A few days before Christmas, I was contacted by a fellow who had purchased an older house that had not been lived in for quite some time and had fallen into serious disrepair. That and the fact that it was located on a power line easement left few options: he donated the house to the local fire department for training purposes.
However, before the former home was set ablaze, the rooms were checked for items of significance or sentiment. He found a packet of letters and reached out to me thinking I might find them useful. He stated, “I hate to see them destroyed.”
I retrieved the letters that same day and in between errands in town I began to read.
The letters were written from a son to his mother over a period of about eighteen months in 1967-’69 after the young man had enlisted in the U.S. Navy.
There was nothing profound in the contents but in some ways, that is exactly what makes them worth saving.
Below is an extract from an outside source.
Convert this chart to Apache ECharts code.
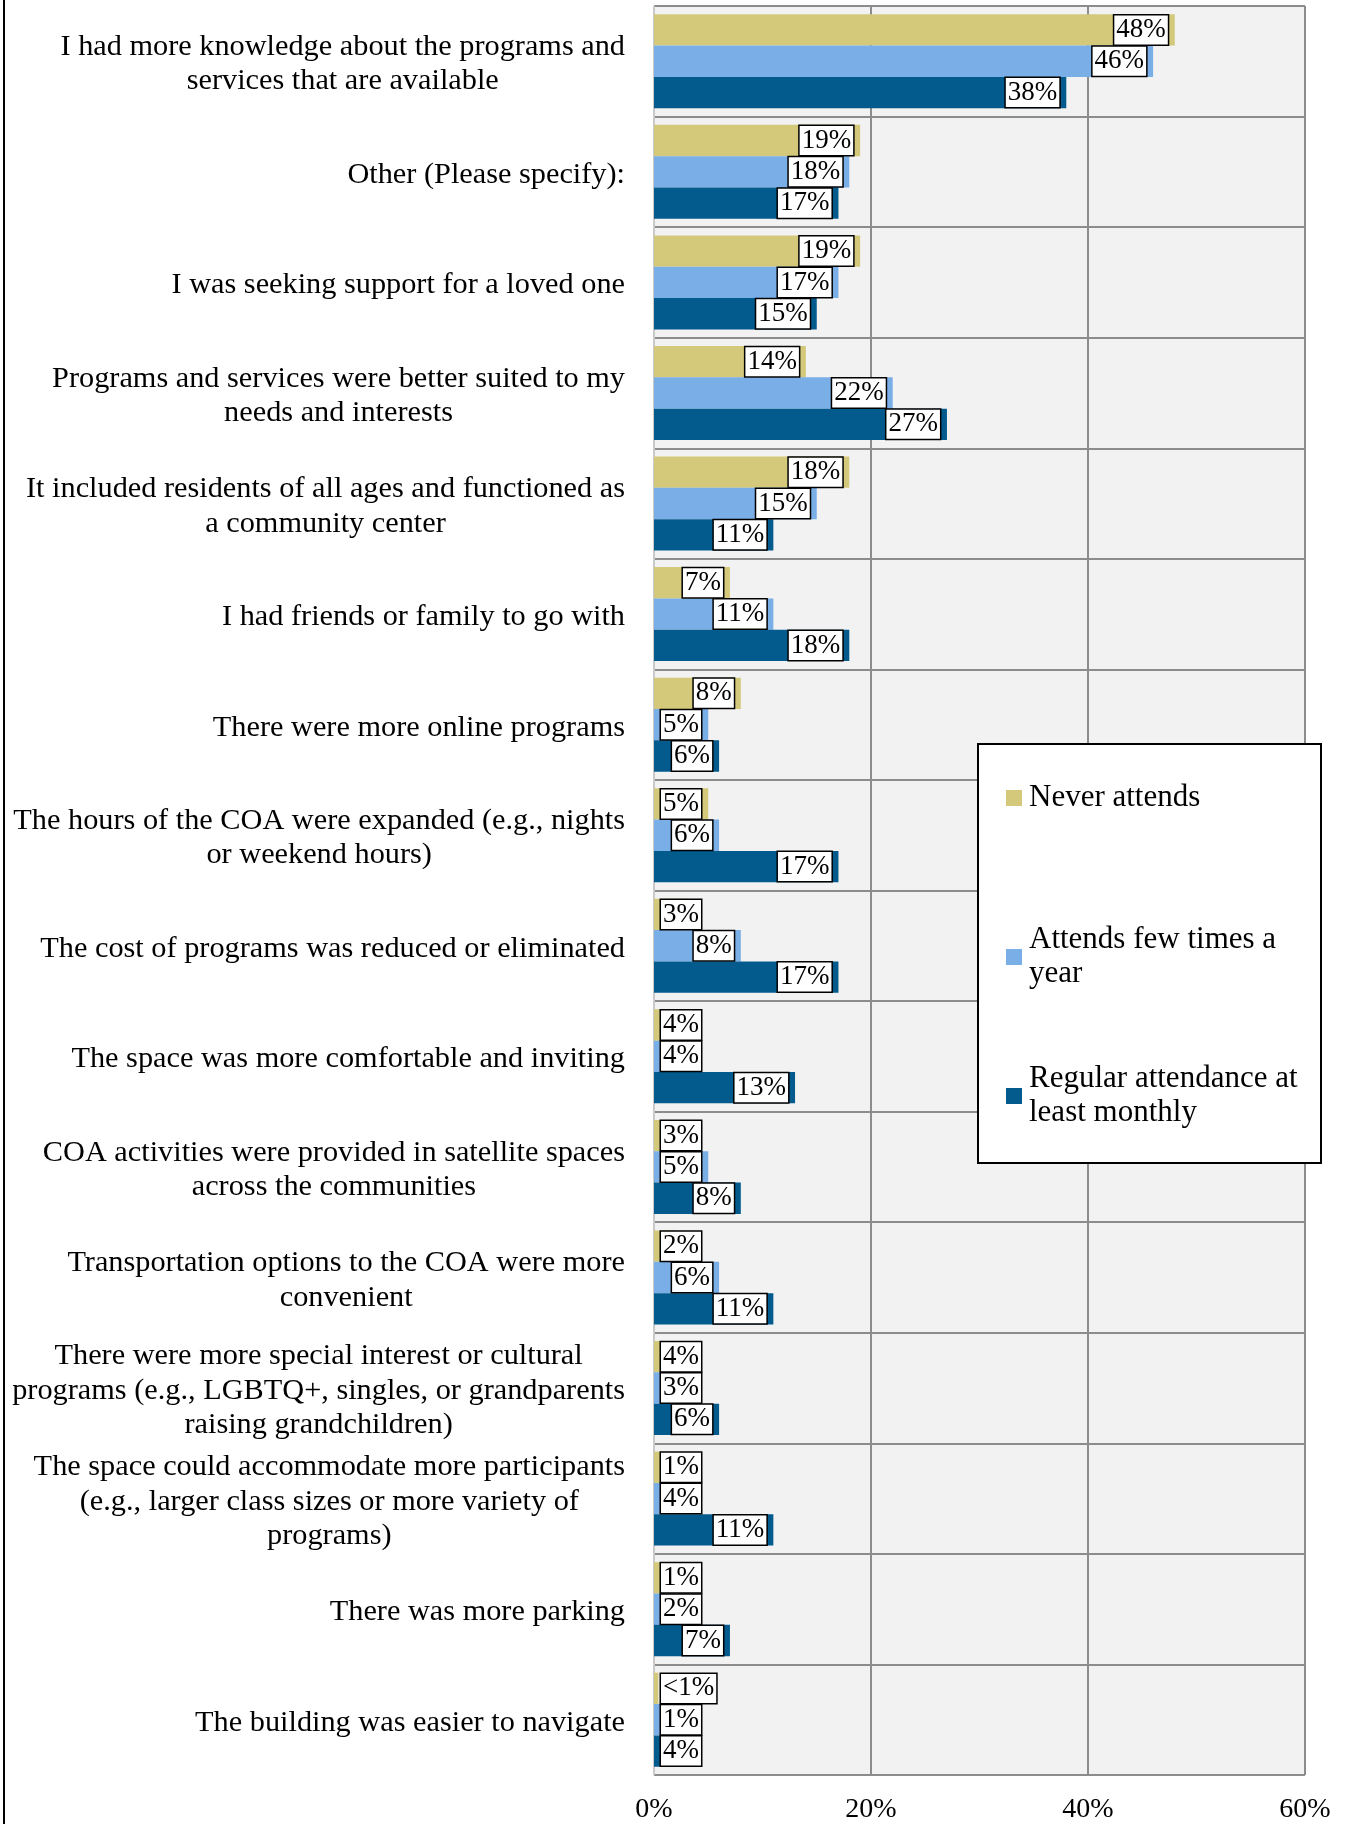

The thoughts contained on the military stationary were ordinary- just like most of us.
He writes frequently and always to his mother: “Dear Moma,” inquiring about her health, that of his Daddy’s and offering advice to his younger brother.
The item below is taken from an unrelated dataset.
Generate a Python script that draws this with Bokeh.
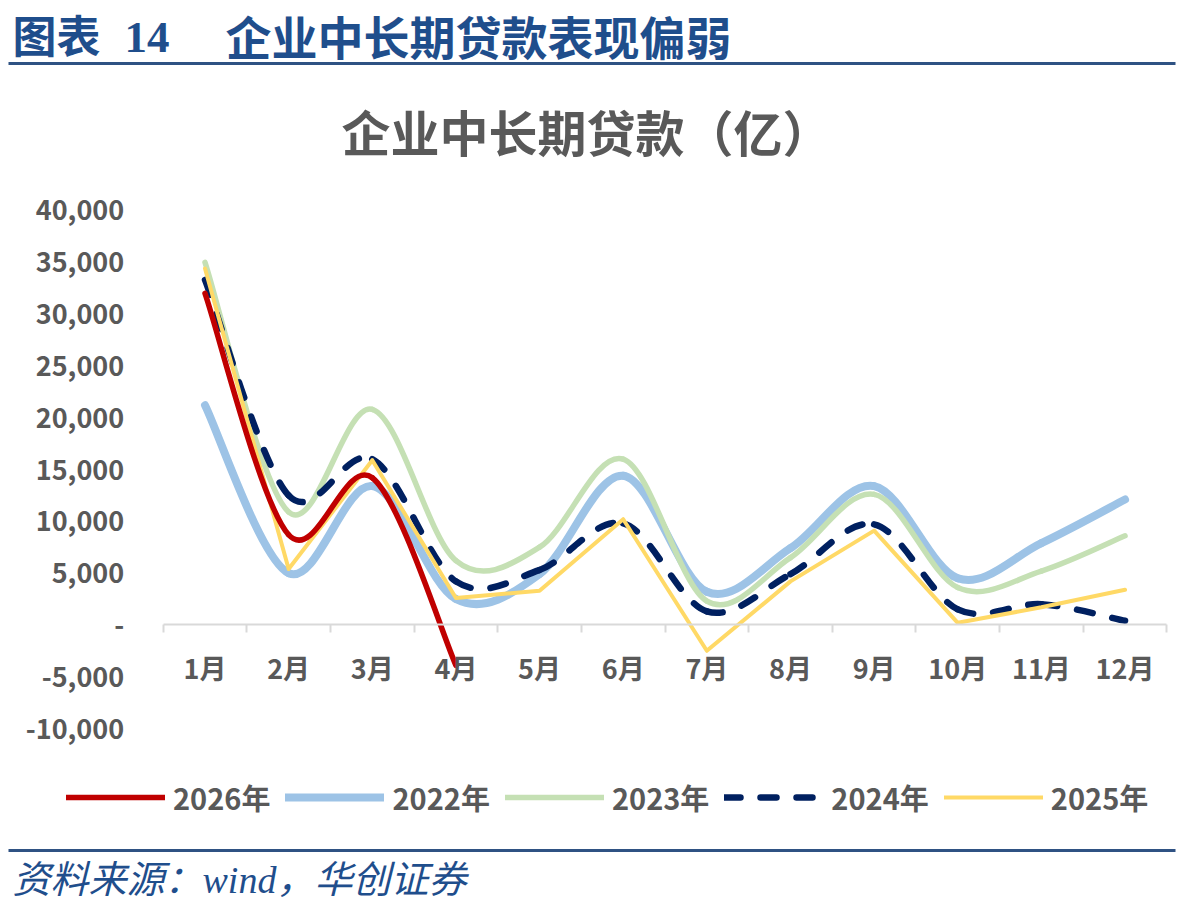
from bokeh.plotting import figure
from bokeh.models import (Range1d, LinearAxis, FixedTicker, NumeralTickFormatter,
                          Label, Legend, LegendItem, ColumnDataSource)
from bokeh.embed import file_html
from bokeh.resources import INLINE

# ---------------- data (亿元) ----------------
months = ["1月", "2月", "3月", "4月", "5月", "6月", "7月", "8月", "9月", "10月", "11月", "12月"]
y_ticks = [-10000, -5000, 0, 5000, 10000, 15000, 20000, 25000, 30000, 35000, 40000]
v2026 = [32000, 8700, 14200, -3900]
v2022 = [21200, 5000, 13400, 2500, 4900, 14400, 3200, 7400, 13400, 4500, 7900, 12100]
v2023 = [35000, 10900, 20800, 6200, 7500, 16000, 2300, 6500, 12600, 3600, 5200, 8600]
v2024 = [33300, 12500, 16000, 4200, 5300, 9800, 1300, 4900, 9700, 1500, 2000, 400]
v2025 = [34400, 5400, 15900, 2600, 3300, 10200, -2500, 4200, 9100, 200, 1700, 3400]

W, H = 1181, 902
GRAY = "#595959"
BLUE_DARK = "#1f4e8c"
CJK = "Noto Sans CJK SC"
SERIF_CJK = "'Liberation Serif', 'Noto Sans CJK SC'"

p = figure(width=W, height=H, output_backend="svg", toolbar_location=None,
           x_range=Range1d(-1.4450, 12.6750), y_range=Range1d(-26795, 60270),
           x_axis_type=None, y_axis_type=None, min_border=0,
           outline_line_color=None, background_fill_color="white",
           border_fill_color="white")
p.grid.visible = False
p.extra_x_ranges = {"px": Range1d(0, W)}
p.extra_y_ranges = {"px": Range1d(H, 0)}

xs = list(range(1, len(months) + 1))


def smooth(xv, yv):
    n = len(yv)
    d = dict(x0=[], y0=[], x1=[], y1=[], cx0=[], cy0=[], cx1=[], cy1=[])
    for i in range(n - 1):
        a = max(i - 1, 0)
        b = min(i + 2, n - 1)
        d["x0"].append(xv[i]); d["y0"].append(yv[i])
        d["x1"].append(xv[i + 1]); d["y1"].append(yv[i + 1])
        d["cx0"].append(xv[i] + (xv[i + 1] - xv[a]) / 6)
        d["cy0"].append(yv[i] + (yv[i + 1] - yv[a]) / 6)
        d["cx1"].append(xv[i + 1] - (xv[b] - xv[i]) / 6)
        d["cy1"].append(yv[i + 1] - (yv[b] - yv[i]) / 6)
    return ColumnDataSource(d)


def curve(vals, **kw):
    return p.bezier(x0="x0", y0="y0", x1="x1", y1="y1", cx0="cx0", cy0="cy0",
                    cx1="cx1", cy1="cy1", source=smooth(xs[:len(vals)], vals),
                    line_cap="round", line_join="round", **kw)


r2022 = curve(v2022, line_color="#9DC3E6", line_width=8)
r2023 = curve(v2023, line_color="#C5E0B4", line_width=5.5)
r2024 = curve(v2024, line_color="#002060", line_width=6.5, line_dash="16 20")
r2025 = p.line(xs, v2025, line_color="#FFD966", line_width=4, line_join="round",
               line_cap="round")
r2026 = curve(v2026, line_color="#C00000", line_width=5.5)

# ---------------- axes ----------------
xaxis = LinearAxis(fixed_location=0, bounds=(0.5, 12.5),
                   ticker=FixedTicker(ticks=xs, minor_ticks=[i + 0.5 for i in range(0, 13)]),
                   major_label_overrides={i + 1: m for i, m in enumerate(months)},
                   axis_line_color="#d9d9d9", axis_line_width=2,
                   major_tick_line_color=None, major_tick_out=0, major_tick_in=0,
                   minor_tick_line_color="#d9d9d9", minor_tick_line_width=2,
                   minor_tick_out=8, minor_tick_in=0,
                   major_label_standoff=15,
                   major_label_text_font=CJK, major_label_text_font_style="bold",
                   major_label_text_font_size="27px", major_label_text_color=GRAY)
p.add_layout(xaxis, "below")

yaxis = LinearAxis(fixed_location=0.5, ticker=FixedTicker(ticks=y_ticks),
                   formatter=NumeralTickFormatter(format="0,0"),
                   major_label_overrides={0: "-"},
                   axis_line_color=None, major_tick_line_color=None,
                   minor_tick_line_color=None, major_tick_out=0, major_tick_in=0,
                   major_label_standoff=39,
                   major_label_text_font=CJK, major_label_text_font_style="bold",
                   major_label_text_font_size="27px", major_label_text_color=GRAY)
p.add_layout(yaxis, "left")

# ---------------- legend ----------------
legend = Legend(items=[LegendItem(label="2026年", renderers=[r2026]),
                       LegendItem(label="2022年", renderers=[r2022]),
                       LegendItem(label="2023年", renderers=[r2023]),
                       LegendItem(label="2024年", renderers=[r2024]),
                       LegendItem(label="2025年", renderers=[r2025])],
                orientation="horizontal", location=(66, 84),
                glyph_width=99, glyph_height=30, label_height=30,
                label_width=94, label_standoff=8, spacing=15,
                padding=0, margin=0, border_line_color=None,
                background_fill_alpha=0,
                label_text_font=CJK, label_text_font_style="bold",
                label_text_font_size="29px", label_text_color=GRAY,
                label_text_baseline="middle")
p.add_layout(legend, "center")

# ---------------- page decorations ----------------
p.segment(x0=[8, 8], y0=[63, 850], x1=[1175, 1175], y1=[63, 850],
          x_range_name="px", y_range_name="px", line_color="#2f5283", line_width=3)

p.add_layout(Label(x=12, y=1, text="图表", x_range_name="px", y_range_name="px",
                   text_baseline="top", text_font=CJK,
                   text_font_style="bold", text_font_size="44px", text_color=BLUE_DARK))
p.add_layout(Label(x=124, y=37, text="14", x_range_name="px", y_range_name="px",
                   text_baseline="alphabetic", text_font=SERIF_CJK,
                   text_font_style="bold", text_font_size="45px", text_color=BLUE_DARK))
p.add_layout(Label(x=225, y=1, text="企业中长期贷款表现偏弱", x_range_name="px",
                   y_range_name="px", text_baseline="top", text_font=CJK,
                   text_font_style="bold", text_font_size="46px", text_color=BLUE_DARK))
p.add_layout(Label(x=586, y=130, text="企业中长期贷款（亿）", x_range_name="px",
                   y_range_name="px", text_align="center", text_baseline="middle",
                   text_font=CJK, text_font_style="bold", text_font_size="49px",
                   text_color=GRAY))
p.add_layout(Label(x=12, y=879, text="资料来源：wind，华创证券", x_range_name="px",
                   y_range_name="px", text_baseline="middle",
                   text_font=SERIF_CJK,
                   text_font_style="italic", text_font_size="38px", text_color=BLUE_DARK))

open("out.html", "w").write(file_html(p, INLINE))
He never fails to update the family as to how he is getting along, the nature of his daily routine, class work and the quality of the food.
As an African American he makes only a couple of observations about being Black stating in one letter that discrimination is still around.
He talks openly about being homesick, wishing he were home and especially missing his Moma’s applesauce. Yet, he never complains, instead he talks about how it really is not so bad. “You just have to listen and do what they tell you.” He advises his little brother to work hard in school and then to consider joining the Navy as he has done.
A few weeks prior to setting out for boot camp, the young man had graduated from high school but had left prior to receiving his diploma. It was a worry for him. In several letters he questions his mother as to whether his diploma had arrived. He expressed both relief and satisfaction when informed it had been received. This coupled with his apprehension about the written tests he had to pass as part of his training shed a glimmer of light on his thoughts about education and gave motive to his regular admonitions to his brother regarding his diligence in school.
Though he was thousands of miles away from home, he often acted as an intermediary for other family members, relaying messages between them. It was evident that he had become a spokesperson for the family.
It was my intention to find him or a family member and return the letters to their rightful place by Christmas. A cousin in Ohio told me that he, his wife and his daughter had all died. I was even more driven to find his brother.